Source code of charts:
- - -

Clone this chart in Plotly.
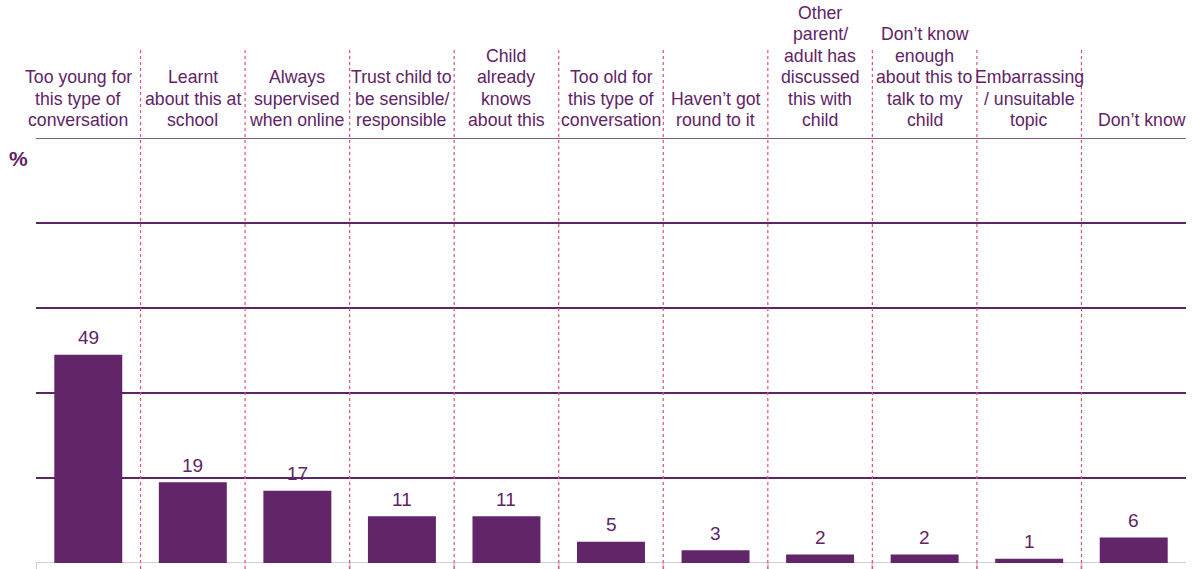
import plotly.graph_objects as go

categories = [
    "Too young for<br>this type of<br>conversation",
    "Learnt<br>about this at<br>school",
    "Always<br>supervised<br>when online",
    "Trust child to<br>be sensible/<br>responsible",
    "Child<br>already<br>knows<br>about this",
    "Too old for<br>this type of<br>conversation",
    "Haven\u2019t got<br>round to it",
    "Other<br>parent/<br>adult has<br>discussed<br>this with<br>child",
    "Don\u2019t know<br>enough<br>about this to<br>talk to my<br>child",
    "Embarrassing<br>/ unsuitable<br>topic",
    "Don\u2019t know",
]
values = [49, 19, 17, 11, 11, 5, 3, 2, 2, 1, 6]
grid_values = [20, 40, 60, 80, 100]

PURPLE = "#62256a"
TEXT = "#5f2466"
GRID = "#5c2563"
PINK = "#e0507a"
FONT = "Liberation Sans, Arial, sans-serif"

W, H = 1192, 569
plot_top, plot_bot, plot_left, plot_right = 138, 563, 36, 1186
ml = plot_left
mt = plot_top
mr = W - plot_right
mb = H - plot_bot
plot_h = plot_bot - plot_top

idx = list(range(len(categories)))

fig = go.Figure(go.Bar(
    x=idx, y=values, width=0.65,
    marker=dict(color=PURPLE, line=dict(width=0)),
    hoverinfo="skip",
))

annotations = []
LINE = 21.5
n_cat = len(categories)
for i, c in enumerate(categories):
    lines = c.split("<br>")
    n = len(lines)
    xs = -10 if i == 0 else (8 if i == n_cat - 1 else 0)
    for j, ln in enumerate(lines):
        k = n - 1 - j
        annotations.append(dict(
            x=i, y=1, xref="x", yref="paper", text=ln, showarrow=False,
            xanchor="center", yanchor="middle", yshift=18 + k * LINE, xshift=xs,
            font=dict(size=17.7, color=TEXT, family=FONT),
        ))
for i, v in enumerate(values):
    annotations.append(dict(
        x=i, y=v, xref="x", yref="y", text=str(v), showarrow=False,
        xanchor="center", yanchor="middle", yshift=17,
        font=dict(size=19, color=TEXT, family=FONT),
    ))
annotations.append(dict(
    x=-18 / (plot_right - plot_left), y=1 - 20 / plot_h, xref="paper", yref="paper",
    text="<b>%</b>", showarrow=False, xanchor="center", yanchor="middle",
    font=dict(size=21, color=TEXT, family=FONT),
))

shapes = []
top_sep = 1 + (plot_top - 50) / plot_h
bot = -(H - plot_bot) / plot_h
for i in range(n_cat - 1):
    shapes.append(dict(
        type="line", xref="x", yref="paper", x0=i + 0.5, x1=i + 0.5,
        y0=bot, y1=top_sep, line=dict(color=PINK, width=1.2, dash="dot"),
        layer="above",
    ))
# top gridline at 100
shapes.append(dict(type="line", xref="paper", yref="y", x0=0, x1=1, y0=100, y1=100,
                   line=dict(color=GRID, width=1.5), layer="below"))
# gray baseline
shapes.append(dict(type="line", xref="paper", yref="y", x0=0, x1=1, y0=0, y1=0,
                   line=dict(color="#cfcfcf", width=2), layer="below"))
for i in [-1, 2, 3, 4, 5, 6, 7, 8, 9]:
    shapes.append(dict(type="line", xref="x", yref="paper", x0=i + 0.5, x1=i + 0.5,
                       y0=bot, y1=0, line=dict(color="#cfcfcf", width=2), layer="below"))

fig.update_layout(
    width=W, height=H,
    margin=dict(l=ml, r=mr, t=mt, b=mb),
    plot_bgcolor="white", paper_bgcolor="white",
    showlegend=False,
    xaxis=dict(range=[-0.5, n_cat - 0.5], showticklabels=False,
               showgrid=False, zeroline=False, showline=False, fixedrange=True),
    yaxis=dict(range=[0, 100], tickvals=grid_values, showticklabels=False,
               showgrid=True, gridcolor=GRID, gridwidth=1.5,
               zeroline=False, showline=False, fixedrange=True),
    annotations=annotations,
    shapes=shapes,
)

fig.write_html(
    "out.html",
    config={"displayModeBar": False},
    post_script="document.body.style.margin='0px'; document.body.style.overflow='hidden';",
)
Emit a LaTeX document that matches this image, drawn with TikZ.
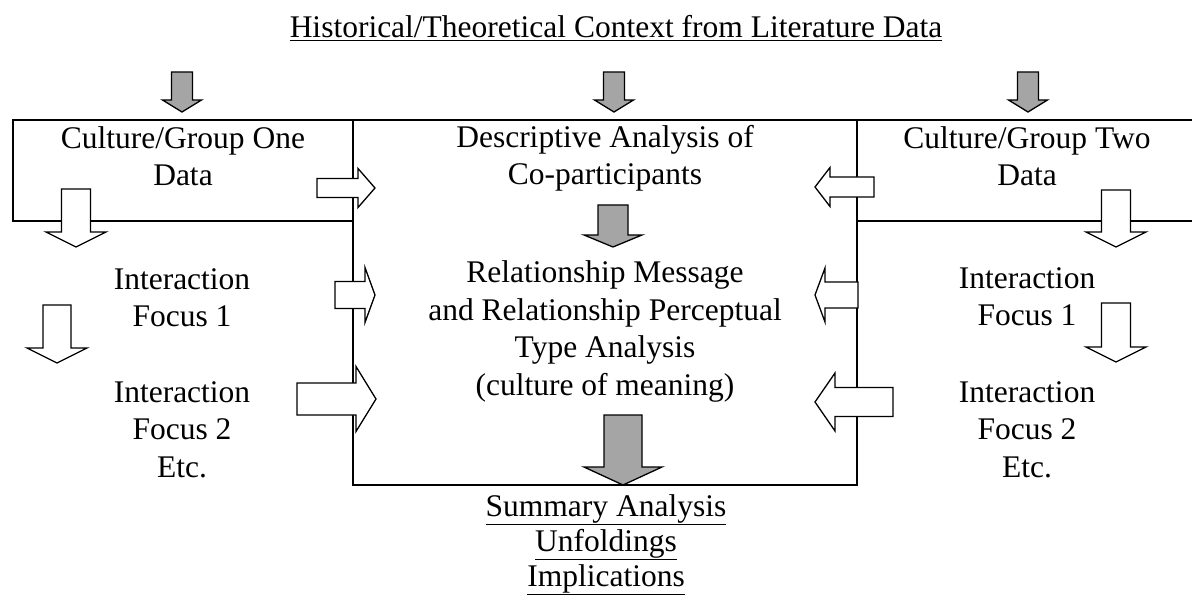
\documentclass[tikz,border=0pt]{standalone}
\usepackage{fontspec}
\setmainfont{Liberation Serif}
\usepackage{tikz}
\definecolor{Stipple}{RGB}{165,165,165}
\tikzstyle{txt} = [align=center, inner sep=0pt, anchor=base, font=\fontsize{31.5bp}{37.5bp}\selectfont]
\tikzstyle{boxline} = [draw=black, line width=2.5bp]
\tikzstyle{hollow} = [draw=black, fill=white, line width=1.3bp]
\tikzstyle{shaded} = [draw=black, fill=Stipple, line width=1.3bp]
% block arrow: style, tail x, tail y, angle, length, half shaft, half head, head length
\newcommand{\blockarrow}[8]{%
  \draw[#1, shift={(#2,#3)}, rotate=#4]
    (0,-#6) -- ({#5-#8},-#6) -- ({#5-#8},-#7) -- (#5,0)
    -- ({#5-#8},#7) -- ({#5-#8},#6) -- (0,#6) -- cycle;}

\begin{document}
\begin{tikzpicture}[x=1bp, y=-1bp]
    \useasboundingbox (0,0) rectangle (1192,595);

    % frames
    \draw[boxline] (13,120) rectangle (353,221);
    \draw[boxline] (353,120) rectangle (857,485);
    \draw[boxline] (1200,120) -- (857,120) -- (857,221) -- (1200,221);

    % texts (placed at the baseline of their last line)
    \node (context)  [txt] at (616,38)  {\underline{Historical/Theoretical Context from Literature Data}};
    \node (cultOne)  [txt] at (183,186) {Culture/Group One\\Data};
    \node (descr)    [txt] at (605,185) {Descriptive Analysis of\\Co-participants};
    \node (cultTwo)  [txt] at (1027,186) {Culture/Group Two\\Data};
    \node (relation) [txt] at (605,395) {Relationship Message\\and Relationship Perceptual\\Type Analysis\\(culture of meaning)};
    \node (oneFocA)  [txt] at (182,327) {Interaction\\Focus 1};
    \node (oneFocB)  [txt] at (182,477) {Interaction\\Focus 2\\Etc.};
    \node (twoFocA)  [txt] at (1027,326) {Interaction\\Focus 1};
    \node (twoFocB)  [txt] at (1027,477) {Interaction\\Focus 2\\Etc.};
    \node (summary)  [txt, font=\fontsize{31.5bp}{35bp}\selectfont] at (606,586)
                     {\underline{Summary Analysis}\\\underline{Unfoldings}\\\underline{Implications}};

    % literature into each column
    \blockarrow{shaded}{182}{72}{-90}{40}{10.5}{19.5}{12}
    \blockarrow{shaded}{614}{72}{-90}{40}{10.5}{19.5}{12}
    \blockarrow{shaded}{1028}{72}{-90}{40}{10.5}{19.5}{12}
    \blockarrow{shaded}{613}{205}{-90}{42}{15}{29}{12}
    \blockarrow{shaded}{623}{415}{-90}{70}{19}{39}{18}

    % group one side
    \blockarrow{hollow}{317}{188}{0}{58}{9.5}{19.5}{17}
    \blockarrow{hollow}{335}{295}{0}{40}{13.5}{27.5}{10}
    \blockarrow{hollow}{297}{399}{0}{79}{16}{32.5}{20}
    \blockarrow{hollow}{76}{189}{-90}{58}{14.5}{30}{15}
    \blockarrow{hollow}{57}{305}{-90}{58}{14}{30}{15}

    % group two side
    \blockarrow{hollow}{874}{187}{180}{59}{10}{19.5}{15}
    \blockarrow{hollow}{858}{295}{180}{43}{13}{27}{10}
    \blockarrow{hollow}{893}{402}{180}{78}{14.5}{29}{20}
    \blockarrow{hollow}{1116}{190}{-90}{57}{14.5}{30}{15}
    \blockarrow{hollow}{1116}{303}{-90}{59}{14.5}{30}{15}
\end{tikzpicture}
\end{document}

- - -

**DIRECTIVE:** Using the listing above, show every line that includes the string "this".

**WRITTEN ANSWER:**
Clone this chart in Plotly.
    "Too young for<br>this type of<br>conversation",
    "Learnt<br>about this at<br>school",
    "Child<br>already<br>knows<br>about this",
    "Too old for<br>this type of<br>conversation",
    "Other<br>parent/<br>adult has<br>discussed<br>this with<br>child",
    "Don\u2019t know<br>enough<br>about this to<br>talk to my<br>child",
Emit a LaTeX document that matches this image, drawn with TikZ.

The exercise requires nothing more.